- _Dataset excerpt_:
⁂
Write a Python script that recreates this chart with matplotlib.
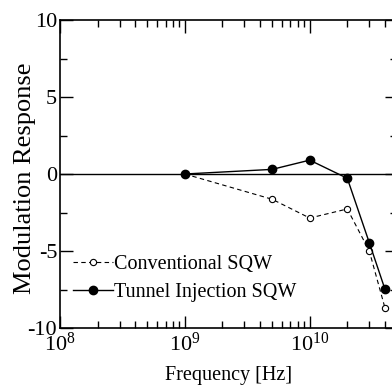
import numpy as np
import matplotlib
matplotlib.use("Agg")
import matplotlib.pyplot as plt
from matplotlib.ticker import LogLocator, MultipleLocator

plt.rcParams['font.family'] = ['Liberation Serif', 'DejaVu Serif']
plt.rcParams['mathtext.fontset'] = 'custom'
plt.rcParams['mathtext.rm'] = 'Liberation Serif'
plt.rcParams['mathtext.it'] = 'Liberation Serif:italic'
plt.rcParams['axes.unicode_minus'] = False

# data
freq = [1e9, 5e9, 1e10, 2e10, 3e10, 4e10]
conventional = [0.0, -1.64, -2.86, -2.27, -5.0, -8.68]
tunnel = [0.0, 0.3, 0.9, -0.28, -4.46, -7.47]
labels = ["Conventional SQW", "Tunnel Injection SQW"]

W, H = 392, 388
fig = plt.figure(figsize=(W / 100, H / 100), dpi=100)
# axes run a bit past the right edge of the picture, as in the reference
ax = fig.add_axes([60 / W, (H - 328) / H, 337 / W, 308 / H])

ax.axhline(0, color="black", lw=1.0, zorder=1)
ax.plot(freq, conventional, ls=(0, (4, 3)), color="black", lw=0.8,
        marker="o", ms=4.5, mfc="white", mec="black", mew=0.8, label=labels[0])
ax.plot(freq, tunnel, ls="-", color="black", lw=1.0,
        marker="o", ms=6, mfc="black", mec="black", label=labels[1])

ax.set_xscale("log")
ax.set_xlim(1e8, 5e10)
ax.set_ylim(-10, 10)
ax.yaxis.set_major_locator(MultipleLocator(5))
ax.yaxis.set_minor_locator(MultipleLocator(2.5))
ax.xaxis.set_major_locator(LogLocator(base=10, numticks=10))
ax.xaxis.set_minor_locator(LogLocator(base=10, subs=np.arange(2, 10), numticks=20))

ax.tick_params(which="both", direction="in", top=True, right=True, width=1.0)
ax.tick_params(which="major", length=9, labelsize=16, pad=2)
ax.tick_params(axis="x", which="major", pad=3)
ax.tick_params(which="minor", length=5)
for sp in ax.spines.values():
    sp.set_linewidth(1.2)

ax.set_xlabel("Frequency [Hz]", fontsize=14.5, labelpad=8)
ax.set_ylabel("Modulation Response", fontsize=19)
ax.yaxis.set_label_coords(-0.072, 0.485)

ax.legend(loc="upper left", bbox_to_anchor=(0.038, 0.238), frameon=False,
          fontsize=14.5, handlelength=2.0, handletextpad=0.05, labelspacing=0.45,
          borderpad=0, borderaxespad=0)

fig.savefig("out.png", dpi=100)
⁂
- _Stated task_:
Take the material above from its first line through the line holding "from matplotlib.ticker import" and set it down exactly, without the pictures.

- _Exercise result_:
Write a Python script that recreates this chart with matplotlib.
import numpy as np
import matplotlib
matplotlib.use("Agg")
import matplotlib.pyplot as plt
from matplotlib.ticker import LogLocator, MultipleLocator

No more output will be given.